# INFORMATION SHOWN:

----

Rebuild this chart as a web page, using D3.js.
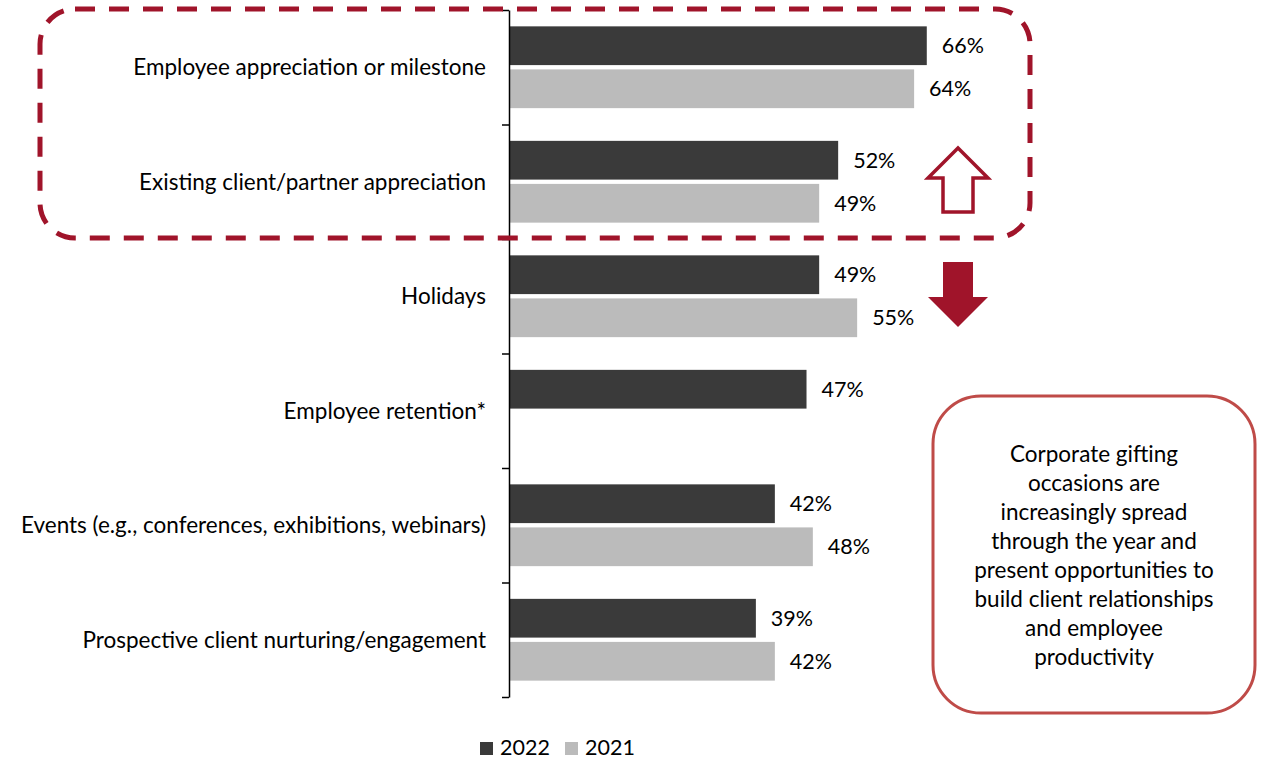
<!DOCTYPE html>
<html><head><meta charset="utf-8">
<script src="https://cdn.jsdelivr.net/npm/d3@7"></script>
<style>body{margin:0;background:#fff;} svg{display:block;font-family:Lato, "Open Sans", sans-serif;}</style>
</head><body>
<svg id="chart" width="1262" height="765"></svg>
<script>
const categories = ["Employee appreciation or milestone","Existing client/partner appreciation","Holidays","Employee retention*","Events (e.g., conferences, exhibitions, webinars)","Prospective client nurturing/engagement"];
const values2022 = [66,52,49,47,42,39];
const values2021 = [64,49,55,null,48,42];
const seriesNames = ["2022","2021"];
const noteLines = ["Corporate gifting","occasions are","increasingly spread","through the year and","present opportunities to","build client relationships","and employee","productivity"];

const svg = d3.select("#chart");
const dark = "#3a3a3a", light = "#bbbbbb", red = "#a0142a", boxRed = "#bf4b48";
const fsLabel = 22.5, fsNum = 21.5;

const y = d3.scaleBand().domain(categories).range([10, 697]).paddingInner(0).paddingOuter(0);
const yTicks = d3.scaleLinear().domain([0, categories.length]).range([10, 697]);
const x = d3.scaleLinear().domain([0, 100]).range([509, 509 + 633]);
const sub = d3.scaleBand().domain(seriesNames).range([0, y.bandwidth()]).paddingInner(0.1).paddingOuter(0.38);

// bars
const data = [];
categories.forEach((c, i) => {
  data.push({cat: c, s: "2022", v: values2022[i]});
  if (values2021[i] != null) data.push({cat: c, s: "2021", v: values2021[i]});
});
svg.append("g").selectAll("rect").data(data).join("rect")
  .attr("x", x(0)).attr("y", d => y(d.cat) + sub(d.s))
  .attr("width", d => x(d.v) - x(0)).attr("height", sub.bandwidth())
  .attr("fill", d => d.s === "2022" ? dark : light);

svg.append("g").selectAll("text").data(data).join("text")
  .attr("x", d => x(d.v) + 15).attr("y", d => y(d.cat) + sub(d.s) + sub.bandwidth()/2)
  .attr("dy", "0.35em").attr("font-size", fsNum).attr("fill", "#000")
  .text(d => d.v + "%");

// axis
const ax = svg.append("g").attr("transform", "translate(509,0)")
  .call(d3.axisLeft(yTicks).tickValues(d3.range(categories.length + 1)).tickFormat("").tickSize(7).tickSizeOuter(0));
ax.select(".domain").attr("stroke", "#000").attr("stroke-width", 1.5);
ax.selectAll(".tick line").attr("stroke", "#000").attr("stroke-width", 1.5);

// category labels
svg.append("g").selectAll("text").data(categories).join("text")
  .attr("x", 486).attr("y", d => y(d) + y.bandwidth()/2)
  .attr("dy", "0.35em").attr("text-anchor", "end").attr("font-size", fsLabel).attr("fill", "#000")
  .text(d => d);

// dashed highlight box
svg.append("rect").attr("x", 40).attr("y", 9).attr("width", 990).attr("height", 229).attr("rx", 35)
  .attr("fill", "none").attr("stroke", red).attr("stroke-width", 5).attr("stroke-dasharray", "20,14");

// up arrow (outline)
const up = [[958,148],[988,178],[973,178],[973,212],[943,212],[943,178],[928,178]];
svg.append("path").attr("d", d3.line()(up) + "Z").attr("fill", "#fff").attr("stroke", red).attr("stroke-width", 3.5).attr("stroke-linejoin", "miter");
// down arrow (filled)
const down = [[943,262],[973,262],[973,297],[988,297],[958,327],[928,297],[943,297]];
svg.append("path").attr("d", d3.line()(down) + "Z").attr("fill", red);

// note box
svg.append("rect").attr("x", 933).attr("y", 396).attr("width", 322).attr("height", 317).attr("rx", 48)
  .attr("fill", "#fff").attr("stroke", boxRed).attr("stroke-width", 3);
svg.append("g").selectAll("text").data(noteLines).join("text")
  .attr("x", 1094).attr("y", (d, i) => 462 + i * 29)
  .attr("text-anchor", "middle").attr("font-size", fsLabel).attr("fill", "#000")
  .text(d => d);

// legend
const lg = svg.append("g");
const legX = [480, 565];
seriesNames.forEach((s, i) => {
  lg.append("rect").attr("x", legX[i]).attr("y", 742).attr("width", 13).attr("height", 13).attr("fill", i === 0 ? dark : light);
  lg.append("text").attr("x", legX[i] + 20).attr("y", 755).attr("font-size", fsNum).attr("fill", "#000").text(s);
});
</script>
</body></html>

----

# INSTRUCTIONS TO FOLLOW:
All of the material above needs to be restated exactly, with no pictures.

# FULL SOLUTION:
Rebuild this chart as a web page, using D3.js.
<!DOCTYPE html>
<html><head><meta charset="utf-8">
<script src="https://cdn.jsdelivr.net/npm/d3@7"></script>
<style>body{margin:0;background:#fff;} svg{display:block;font-family:Lato, "Open Sans", sans-serif;}</style>
</head><body>
<svg id="chart" width="1262" height="765"></svg>
<script>
const categories = ["Employee appreciation or milestone","Existing client/partner appreciation","Holidays","Employee retention*","Events (e.g., conferences, exhibitions, webinars)","Prospective client nurturing/engagement"];
const values2022 = [66,52,49,47,42,39];
const values2021 = [64,49,55,null,48,42];
const seriesNames = ["2022","2021"];
const noteLines = ["Corporate gifting","occasions are","increasingly spread","through the year and","present opportunities to","build client relationships","and employee","productivity"];

const svg = d3.select("#chart");
const dark = "#3a3a3a", light = "#bbbbbb", red = "#a0142a", boxRed = "#bf4b48";
const fsLabel = 22.5, fsNum = 21.5;

const y = d3.scaleBand().domain(categories).range([10, 697]).paddingInner(0).paddingOuter(0);
const yTicks = d3.scaleLinear().domain([0, categories.length]).range([10, 697]);
const x = d3.scaleLinear().domain([0, 100]).range([509, 509 + 633]);
const sub = d3.scaleBand().domain(seriesNames).range([0, y.bandwidth()]).paddingInner(0.1).paddingOuter(0.38);

// bars
const data = [];
categories.forEach((c, i) => {
  data.push({cat: c, s: "2022", v: values2022[i]});
  if (values2021[i] != null) data.push({cat: c, s: "2021", v: values2021[i]});
});
svg.append("g").selectAll("rect").data(data).join("rect")
  .attr("x", x(0)).attr("y", d => y(d.cat) + sub(d.s))
  .attr("width", d => x(d.v) - x(0)).attr("height", sub.bandwidth())
  .attr("fill", d => d.s === "2022" ? dark : light);

svg.append("g").selectAll("text").data(data).join("text")
  .attr("x", d => x(d.v) + 15).attr("y", d => y(d.cat) + sub(d.s) + sub.bandwidth()/2)
  .attr("dy", "0.35em").attr("font-size", fsNum).attr("fill", "#000")
  .text(d => d.v + "%");

// axis
const ax = svg.append("g").attr("transform", "translate(509,0)")
  .call(d3.axisLeft(yTicks).tickValues(d3.range(categories.length + 1)).tickFormat("").tickSize(7).tickSizeOuter(0));
ax.select(".domain").attr("stroke", "#000").attr("stroke-width", 1.5);
ax.selectAll(".tick line").attr("stroke", "#000").attr("stroke-width", 1.5);

// category labels
svg.append("g").selectAll("text").data(categories).join("text")
  .attr("x", 486).attr("y", d => y(d) + y.bandwidth()/2)
  .attr("dy", "0.35em").attr("text-anchor", "end").attr("font-size", fsLabel).attr("fill", "#000")
  .text(d => d);

// dashed highlight box
svg.append("rect").attr("x", 40).attr("y", 9).attr("width", 990).attr("height", 229).attr("rx", 35)
  .attr("fill", "none").attr("stroke", red).attr("stroke-width", 5).attr("stroke-dasharray", "20,14");

// up arrow (outline)
const up = [[958,148],[988,178],[973,178],[973,212],[943,212],[943,178],[928,178]];
svg.append("path").attr("d", d3.line()(up) + "Z").attr("fill", "#fff").attr("stroke", red).attr("stroke-width", 3.5).attr("stroke-linejoin", "miter");
// down arrow (filled)
const down = [[943,262],[973,262],[973,297],[988,297],[958,327],[928,297],[943,297]];
svg.append("path").attr("d", d3.line()(down) + "Z").attr("fill", red);

// note box
svg.append("rect").attr("x", 933).attr("y", 396).attr("width", 322).attr("height", 317).attr("rx", 48)
  .attr("fill", "#fff").attr("stroke", boxRed).attr("stroke-width", 3);
svg.append("g").selectAll("text").data(noteLines).join("text")
  .attr("x", 1094).attr("y", (d, i) => 462 + i * 29)
  .attr("text-anchor", "middle").attr("font-size", fsLabel).attr("fill", "#000")
  .text(d => d);

// legend
const lg = svg.append("g");
const legX = [480, 565];
seriesNames.forEach((s, i) => {
  lg.append("rect").attr("x", legX[i]).attr("y", 742).attr("width", 13).attr("height", 13).attr("fill", i === 0 ? dark : light);
  lg.append("text").attr("x", legX[i] + 20).attr("y", 755).attr("font-size", fsNum).attr("fill", "#000").text(s);
});
</script>
</body></html>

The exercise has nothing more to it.